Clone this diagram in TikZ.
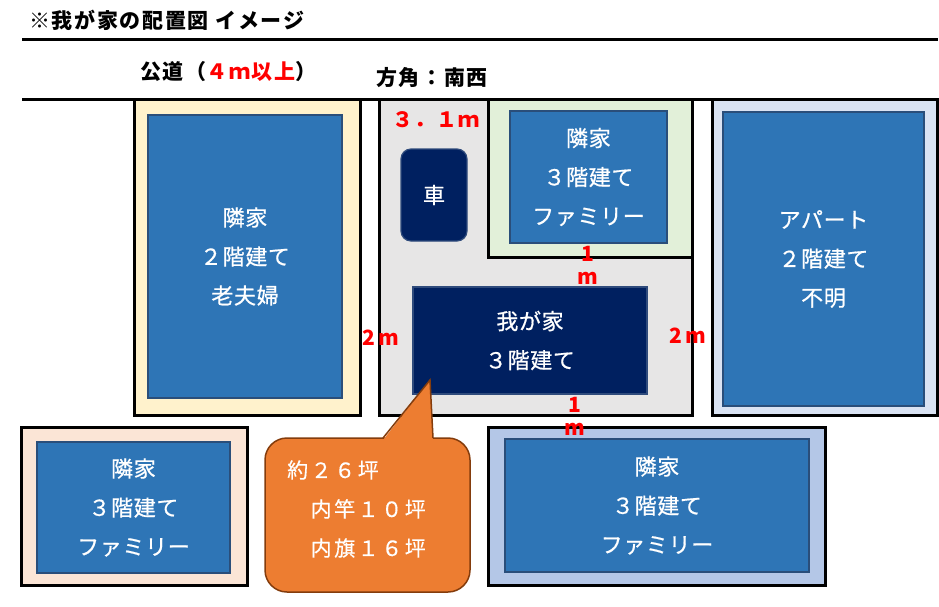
\documentclass[tikz,border=0pt]{standalone}
\usepackage{fontspec}
\setmainfont{Noto Sans CJK JP}
\newfontfamily\lblfont{Noto Sans CJK JP}[LetterSpace=3,FakeBold=0.7]
\newfontfamily\calfont{Noto Sans CJK JP}[LetterSpace=12,FakeBold=0.4]
\newfontfamily\ttlfont{Noto Sans CJK JP}[LetterSpace=8]
\newfontfamily\dimfont{Noto Sans CJK JP}[LetterSpace=6]
\definecolor{hblue}{HTML}{2E75B6}
\definecolor{hborder}{HTML}{2A4E7A}
\definecolor{navy}{HTML}{002060}
\definecolor{navyborder}{HTML}{2F4B7C}
\definecolor{cream}{HTML}{FFF2CC}
\definecolor{lgreen}{HTML}{E2F0D9}
\definecolor{lgray}{HTML}{E7E6E6}
\definecolor{lavender}{HTML}{DAE3F3}
\definecolor{peach}{HTML}{FBE5D6}
\definecolor{lblue}{HTML}{B4C7E7}
\definecolor{corange}{HTML}{ED7D31}
\definecolor{cborder}{HTML}{843C0C}
\definecolor{dimred}{HTML}{FF0000}
\begin{document}
\begin{tikzpicture}[x=1pt,y=-1pt,
  lot/.style={draw=black, line width=3pt, inner sep=0pt},
  house/.style={fill=hblue, draw=hborder, line width=1.2pt, inner sep=0pt, text=white, align=center,
    font=\lblfont\fontsize{22pt}{39pt}\selectfont},
  ourhouse/.style={house, fill=navy, draw=navyborder},
  dim/.style={text=dimred, inner sep=0pt, align=center, font=\dimfont\bfseries\fontsize{21pt}{23pt}\selectfont},
  heading/.style={inner sep=0pt, anchor=west, font=\ttlfont\bfseries\fontsize{21pt}{23pt}\selectfont},
  callout/.style={fill=corange, draw=cborder, line width=1.5pt, rounded corners=22pt, inner sep=0pt},
  roadline/.style={line width=3pt, black}
]
\useasboundingbox (0,0) rectangle (939,607);

% title and road
\node[heading] (title) at (29,20) {※我が家の配置図 イメージ};
\coordinate (topL) at (22,40);
\coordinate (topR) at (938,40);
\draw[roadline] (topL) -- (topR);
\node[heading] (road) at (140,72) {公道（\textcolor{dimred}{４ｍ以上}）};
\node[heading] (dir) at (376,78) {方角：南西};
\coordinate (roadL) at (22,100);
\coordinate (roadR) at (938,100);
\draw[roadline] (roadL) -- (roadR);

% lots
\node[lot, fill=cream, minimum width=226pt, minimum height=315pt] (lotL) at (247,257.5) {};
\node[lot, fill=lgray, minimum width=313pt, minimum height=315pt] (lotOurs) at (535.5,257.5) {};
\node[lot, fill=lgreen, minimum width=204pt, minimum height=157pt] (lotG) at (590,178.5) {};
\node[lot, fill=lavender, minimum width=225pt, minimum height=315pt] (lotApt) at (824.5,257.5) {};
\node[lot, fill=peach, minimum width=226pt, minimum height=158pt] (lotBL) at (134,506) {};
\node[lot, fill=lblue, minimum width=337pt, minimum height=158pt] (lotBR) at (656.5,506) {};

% houses
\node[house, minimum width=194pt, minimum height=283pt] (hL) at (245,256.5) {隣家\\２階建て\\老夫婦};
\node[house, minimum width=157pt, minimum height=132pt] (hG) at (588.5,177) {隣家\\３階建て\\ファミリー};
\node[house, minimum width=201pt, minimum height=294pt] (hApt) at (823.5,259) {アパート\\２階建て\\不明};
\node[house, minimum width=193pt, minimum height=131pt] (hBL) at (133.5,507.5) {隣家\\３階建て\\ファミリー};
\node[house, minimum width=304pt, minimum height=133pt] (hBR) at (657,505.5) {隣家\\３階建て\\ファミリー};
\node[ourhouse, minimum width=234pt, minimum height=107pt] (ours) at (530,340.5) {我が家\\３階建て};
\node[ourhouse, rounded corners=10pt, minimum width=66pt, minimum height=92pt] (car) at (434,195) {車};

% dimensions
\node[dim] (d31) at (436,120) {３．１ｍ};
\node[dim] (d1a) at (588,265) {1\\m};
\node[dim] (d1b) at (575,416) {1\\m};
\node[dim] (d2l) at (381,338) {2\,m};
\node[dim] (d2r) at (688,336) {2\,m};

% callout
\node[callout, minimum width=205pt, minimum height=154pt] (cbox) at (367.5,515) {};
\coordinate (tip) at (430,380);
\coordinate (bl) at (383,438);
\coordinate (br) at (433,438);
\fill[corange] ([yshift=-2pt]bl) -- (tip) -- ([yshift=-2pt]br) -- cycle;
\draw[cborder, line width=1.5pt, line join=miter] (bl) -- (tip) -- (br);
\node[inner sep=0pt, anchor=west, align=left, text=white, font=\calfont\fontsize{21pt}{39pt}\selectfont] (ctext) at (287,509) {約２６坪\\　内竿１０坪\\　内旗１６坪};
\end{tikzpicture}
\end{document}
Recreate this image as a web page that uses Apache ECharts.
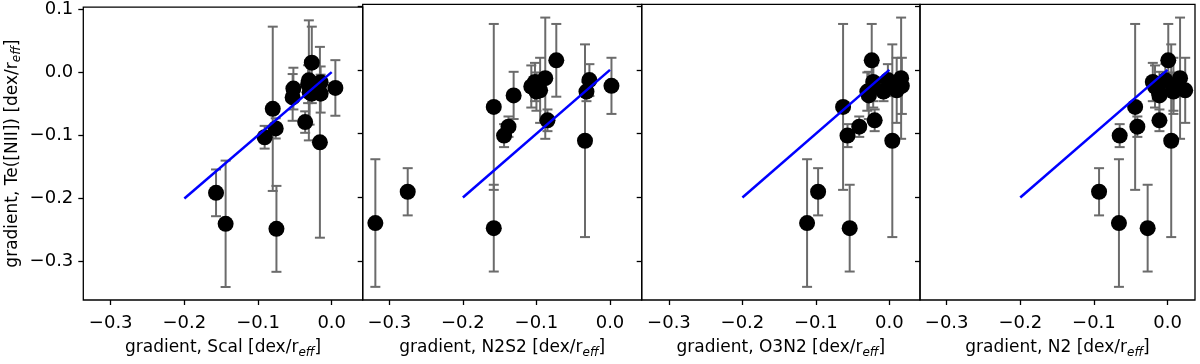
<!DOCTYPE html>
<html>
<head>
<meta charset="utf-8">
<script src="https://cdn.jsdelivr.net/npm/echarts@6/dist/echarts.min.js"></script>
<style>
  html, body { margin: 0; padding: 0; background: #fff; }
</style>
</head>
<body>
<div id="chart" style="width: 1200px; height: 364px;"></div>
<script>
// Te([NII]) gradient per galaxy, with its error
var yTe = [-0.240, -0.191, -0.058, -0.248, -0.089, -0.103, -0.040, -0.026, -0.032, -0.013, -0.079, 0.015, -0.111, -0.034, -0.016, -0.025, -0.019, -0.034]
var yErr = [0.100, 0.037, 0.130, 0.068, 0.016, 0.018, 0.037, 0.033, 0.051, 0.095, 0.017, 0.057, 0.151, 0.015, 0.025, 0.044, 0.030, 0.030]
// gradients from the strong-line calibrations
var xScal = [-0.144, -0.157, -0.080, -0.075, -0.076, -0.091, -0.053, -0.052, -0.030, -0.031, -0.036, -0.027, -0.016, -0.027, -0.015, 0.005, -0.032, -0.015]
var xN2S2 = [-0.319, -0.275, -0.158, -0.158, -0.138, -0.144, -0.131, -0.107, -0.095, -0.088, -0.085, -0.073, -0.034, -0.032, -0.028, 0.002, -0.102, -0.100]
var xO3N2 = [-0.112, -0.097, -0.063, -0.054, -0.041, -0.057, -0.028, -0.022, 0.010, 0.016, -0.020, -0.024, 0.004, -0.008, -0.002, 0.017, -0.022, -0.030]
var xN2 = [-0.066, -0.093, -0.044, -0.027, -0.041, -0.065, -0.011, -0.017, 0.024, 0.017, -0.011, 0.001, 0.005, -0.012, -0.003, 0.008, -0.020, 0.008]
// one-to-one line
var fitX = [-0.2, 0.0]
var fitY = [-0.2, 0.0]
var xTicks = [-0.3, -0.2, -0.1, 0.0]
var yTicks = [-0.3, -0.2, -0.1, 0.0, 0.1]

var panels = [
  { name: 'Scal', x: xScal, left: 83.3, width: 279.4, min: -0.3372, max: 0.0421 },
  { name: 'N2S2', x: xN2S2, left: 362.7, width: 279, min: -0.3362, max: 0.0431 },
  { name: 'O3N2', x: xO3N2, left: 641.7, width: 278.3, min: -0.3371, max: 0.0417 },
  { name: 'N2', x: xN2, left: 920, width: 275, min: -0.3362, max: 0.0373 }
]

var font = 'DejaVu Sans'
function fmt(v) {
  var s = Math.abs(v) < 1e-9 ? '0.0' : v.toFixed(1)
  return s.replace('-', '\u2212')
}
var subRich = {
  s: { fontFamily: font, fontSize: 12, fontStyle: 'italic', color: '#000', verticalAlign: 'bottom', lineHeight: 12 }
}

var myChart = echarts.init(document.getElementById('chart'))

var grid = [], xAxis = [], yAxis = [], series = []
panels.forEach(function (p, i) {
  grid.push({
    left: p.left, width: p.width, top: 4.3, height: 300.7,
    show: true, borderColor: '#000', borderWidth: 1.3, backgroundColor: 'transparent'
  })
  xAxis.push({
    type: 'value', gridIndex: i, min: p.min, max: p.max, position: 'bottom',
    name: 'gradient, ' + p.name + ' [dex/r{s|eff}]',
    nameLocation: 'middle', nameGap: 37,
    nameTextStyle: { fontFamily: font, fontSize: 17, color: '#000', lineHeight: 22, rich: subRich },
    splitLine: { show: false },
    axisLine: { show: false, onZero: false },
    axisTick: { show: true, length: 5, customValues: xTicks, lineStyle: { color: '#000', width: 1.3 } },
    axisLabel: { customValues: xTicks, formatter: fmt, fontFamily: font, fontSize: 18, color: '#000', margin: 14 }
  })
  yAxis.push({
    type: 'value', gridIndex: i, min: -0.3606, max: 0.1028, position: 'left',
    name: i === 0 ? 'gradient, Te([NII]) [dex/r{s|eff}]' : '',
    nameLocation: 'middle', nameGap: 60, nameRotate: 90,
    nameTextStyle: { fontFamily: font, fontSize: 17, color: '#000', lineHeight: 22, rich: subRich },
    splitLine: { show: false },
    axisLine: { show: false, onZero: false },
    axisTick: { show: true, length: 5, customValues: yTicks, lineStyle: { color: '#000', width: 1.3 } },
    axisLabel: { show: i === 0, customValues: yTicks, formatter: fmt, fontFamily: font, fontSize: 18, color: '#000', margin: 10 }
  })

  var pts = p.x.map(function (xv, k) { return [xv, yTe[k], yErr[k]] })

  // error bars
  series.push({
    type: 'custom', xAxisIndex: i, yAxisIndex: i, z: 2, silent: true,
    data: pts,
    renderItem: function (params, api) {
      var x = api.value(0), y = api.value(1), e = api.value(2)
      var hi = api.coord([x, y + e])
      var lo = api.coord([x, y - e])
      var st = { stroke: '#6b6b6b', lineWidth: 2 }
      return {
        type: 'group',
        children: [
          { type: 'line', shape: { x1: hi[0], y1: hi[1], x2: lo[0], y2: lo[1] }, style: st },
          { type: 'line', shape: { x1: hi[0] - 5, y1: hi[1], x2: hi[0] + 5, y2: hi[1] }, style: st },
          { type: 'line', shape: { x1: lo[0] - 5, y1: lo[1], x2: lo[0] + 5, y2: lo[1] }, style: st }
        ]
      }
    }
  })
  series.push({
    type: 'scatter', xAxisIndex: i, yAxisIndex: i, z: 3,
    symbol: 'circle', symbolSize: 16,
    itemStyle: { color: '#000', opacity: 1 },
    data: pts.map(function (d) { return [d[0], d[1]] })
  })
  series.push({
    type: 'line', xAxisIndex: i, yAxisIndex: i, z: 4,
    showSymbol: false, symbol: 'none',
    lineStyle: { color: '#0000ff', width: 2.5 },
    data: fitX.map(function (xv, k) { return [xv, fitY[k]] })
  })
})

var option = {
  animation: false,
  backgroundColor: '#fff',
  grid: grid,
  xAxis: xAxis,
  yAxis: yAxis,
  series: series
}
myChart.setOption(option)
</script>
</body>
</html>
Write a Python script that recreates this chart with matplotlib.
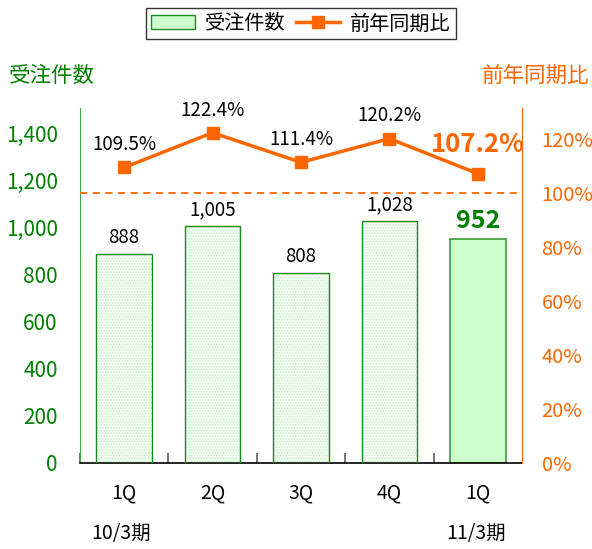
· · · ·
(THE REQUEST) Say how many lines in the entries contain the string "that", and say nothing else.

(OUTPUT FOR THIS EXERCISE) 2